En septembre dernier, Charlie Hebdo faisait à nouveau la une des journaux et des réseaux sociaux en raison d’un dessin satirique sur la mort d’un enfant syrien sur une plage turque alors qu’il fuyait la guerre et tentait de rejoindre l’Europe avec sa famille.
La photo de ce malheureux enfant sans vie devint une icône, on peut en juger par l’existence d’une page Wikipédia à son nom. A nouveau Charlie Hebdo blasphémait, en caricaturant la photo mondialisée et sacralisée. Ceci est une histoire vécue d’une caricature qui me fit rire au plus profond alors qu’elle s’attaquait à une de mes icones.

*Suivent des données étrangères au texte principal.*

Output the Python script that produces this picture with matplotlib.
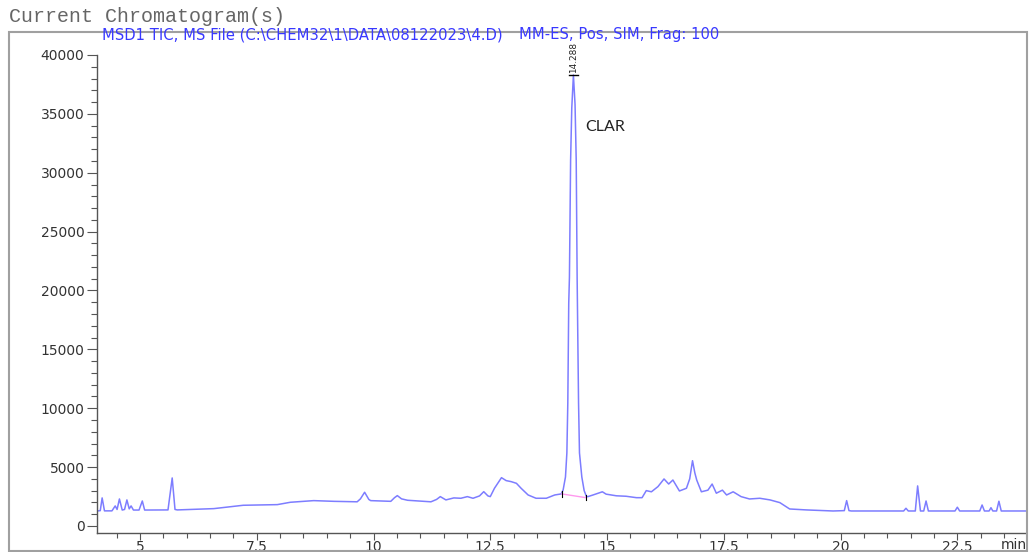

Minute est un journal français d’extrême droite, relais médiatique du parti de même couleur politique: le Front National. A l’époque de l’élection présidentielle française de 2012 j’étais militant du Front de Gauche et participais de manière active à la campagne du candidat Jean-Luc Mélenchon.
Une campagne politique est une aventure humaine forte et profonde où l’on passe beaucoup de temps dehors à distribuer des tracts et poser des pancartes dans la rue, entre autre. Lorsque l’on est 5 mètres au-dessus du sol à placer une pancarte, les liens avec le camarade qui tient l’échelle deviennent très forts.
Suite à une dernière sortie nocturne pour embellir les murs de Paris de nos affiches rouges «Jean-Luc Mélenchon» je fis un pari avec mon camarade-porteur-d’échelle. Je ne me souviens plus de la question débattue, rien de politique il s’agissait de cinéma, mais je le perdis. Le gage était d’acheter au kiosque à journaux le fameux journal «Minute». La honte pour une personne de gauche, comme aller s’acheter Playboy lorsque l’on a 16 ans. Un gage bien trouvé pour un pari tenu avec trop de certitude pour être gagné.
Nous perdîmes les élections, largement. Notre score était honorable et nous en étions fier, il saluait en partie les efforts fournis pendant toutes ces semaines de campagne. JL Mélenchon avait prédit publiquement qu’il finirait largement devant la candidate du Front National. Le résultat était sans appel: le Front National obtenait deux fois plus de votes que notre candidat. Nous étions fiers de notre campagne, mais finalement humiliés par l’extrême droite.
Les élections perdues, il me restait tout de même un pari à honorer. Le regard fuyant, avec un sourire mal assuré, je demandais au kiosquier le journal «Minute» en bégayant des histoires de paris, d’échelles et d’acteurs de cinéma qui ne jouent pas dans les films qu’ils devraient. C’était bien sûr la première fois que j’achetais ce journal mais également que je le tenais en main et pouvais le lire. Je le parcourais avec curiosité.
Tournant la 2e page un dessin me saute aux yeux, comme un pop-up. Un trait fin représente la silhouette d’un homme qui se dégonfle comme un ballon de baudruche. Sa face est grimaçante, un rictus malsain avec un léger filet de bave au coin des lèvres. L’homme est mal peigné, mal rasé, dessiné d’un trait noir avec du rouge pour sa cravate. Pas besoin de légende à ce dessin: il représente la défaite de Mélenchon, il met en scène la vacuité de son arrogance face au Front National, et finalement, il nous remet à notre place nous qui avons cru gagner les élections et enterrer l’extrême droite.
Le dessin est cruel, la caricature de JL Mélenchon est peu flatteuse, mais elle décrit brillamment le sentiment des lecteurs du journal. J’ai ri! Avec une pointe au cœur parce que la campagne représentait un engagement fort. Mais j’ai ri, parce que ce dessin tapait juste. C’était aussi un rire jaune parce que le dessin était cruel, mais le rire se déclenchait en réaction à la pertinence de l’analyse du caricaturiste. J’ai ri simplement, de manière dépassionnée, j’ai ri de bon cœur sans que cela ne remette en cause mes convictions et mon engagement. J’ai ri un bon coup et donnais le journal à mon ami qui en s’offusquant du traitement réservé à notre champion électoral contenait un sourire franc et sincère.
Sans trouver de réponse adéquate au serpent de mer «peut-on rire de tout», j’ai appris que l’on pouvait rire de bon de cœur de Jean Luc Mélenchon.